La Justicia española lleva a juicio a 21 activistas, 12 años después de las protestas de 2012, mientras policías acusados de falsedad apenas enfrentan consecuencias.
El 25 de septiembre de 2012, miles de personas rodearon el Congreso de los Diputados en Madrid para exigir un cambio estructural en un país devastado por la crisis económica. Era un clamor contra el modelo político nacido del Régimen del 78. La respuesta del Estado fue contundente: más de 1.300 antidisturbios desplegados, 35 detenciones y decenas de heridos. Hoy, 12 años después, la justicia no juzga los abusos policiales, sino que pone en el banquillo a quienes se atrevieron a cuestionar el poder.
El macrojuicio que comienza este 18 de noviembre no solo busca condenar a 21 manifestantes, con penas que suman 112 años, sino también enviar un mensaje a quienes defienden los derechos colectivos. Según los abogados de los acusados, las dilaciones procesales han sido una herramienta de desgaste, tanto emocional como político, para disuadir futuras movilizaciones.
La criminalización de la protesta no es nueva en España. Sin embargo, el 25-S marcó un punto de inflexión. “Querían hacernos pasar por criminales para que nadie más se atreva a cuestionar al régimen”, explica Elena Martínez, una de las convocantes exoneradas en su momento.
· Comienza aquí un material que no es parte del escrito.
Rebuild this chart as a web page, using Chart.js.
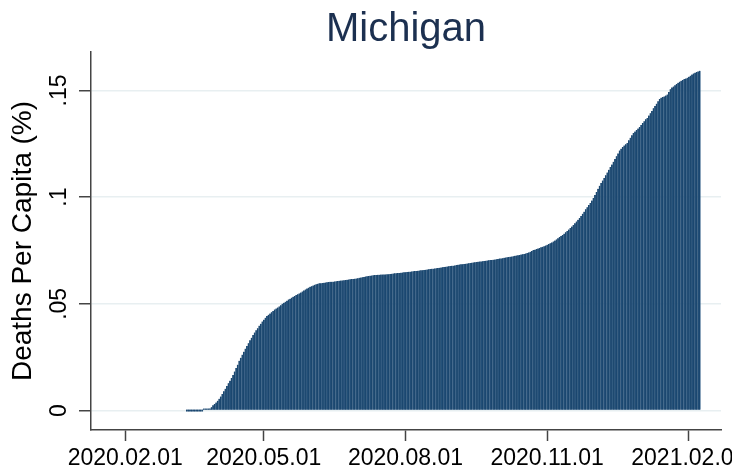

La estrategia estatal no se limita a los juzgados: la Ley Mordaza, aprobada poco después, institucionalizó el control y la vigilancia sobre quienes disienten.
Mientras tanto, denuncias documentadas de maltrato policial durante las detenciones y en los calabozos quedaron archivadas. Ángel García, uno de los acusados, relató cómo fue golpeado por antidisturbios y sufrió maltrato psicológico bajo custodia. “Nos tuvieron días sin dormir, con la luz encendida y sin dejarnos usar el baño”, recuerda. Estas prácticas, denunciadas incluso ante organismos europeos, siguen sin tener responsables en España.
EL DOBLE RASERO DE LA JUSTICIA: ACTIVISTAS CONTRA POLICÍAS
La narrativa oficial de aquel 25-S, alimentada por informes policiales, hablaba de manifestantes violentos atacando a las fuerzas del orden. Pero decenas de vídeos grabados por la ciudadanía cuentan otra historia: cargas indiscriminadas, detenciones arbitrarias y agentes de paisano infiltrados, algunos de los cuales acabaron siendo golpeados por sus propios compañeros. “Que soy compañero”, gritaba un policía para no recibir más porrazos de sus colegas.
Entre los acusados, el caso de Ángel García es paradigmático. Le imputan haber agredido a un agente con un palo, aunque no hay pruebas claras ni siquiera identificación del supuesto agredido. En contraste, tres policías enfrentan un juicio paralelo por haber acusado falsamente a una manifestante. Solo hay algo que impidió que la condenaran: existía un vídeo que desmontó la versión oficial.
La actuación policial no fue solo violenta, sino también premeditada. Más de una docena de unidades de antidisturbios de todo el país fueron desplegadas en Madrid, con órdenes claras de controlar a una población indignada. El objetivo no era garantizar la seguridad, sino defender un sistema político cada vez más cuestionado por sus propias fallas.
Mientras las y los manifestantes enfrentan penas de prisión, los abusos policiales han quedado impunes. “Si no hubiera pruebas documentales, como los vídeos, la versión policial sería la única aceptada”, asegura Ertlanz Ibarrondo, abogado de uno de los acusados. La Ley Mordaza intentó eliminar esta herramienta ciudadana, prohibiendo la grabación de agentes en sus funciones. Aunque algunos artículos fueron modificados, la cultura de la impunidad persiste.
Elena Martínez recuerda el despliegue policial como una demostración de fuerza para sofocar el descontento. “Se utilizó el miedo para intentar controlar un movimiento legítimo. Lo que buscan es que la gente deje de movilizarse por temor a represalias”, denuncia. Y ese temor es real: Ángel admite que desde entonces ha evitado participar en otras protestas por miedo a ser detenido de nuevo. El castigo no termina en la sentencia, sino que afecta a la capacidad de la ciudadanía de ejercer sus derechos.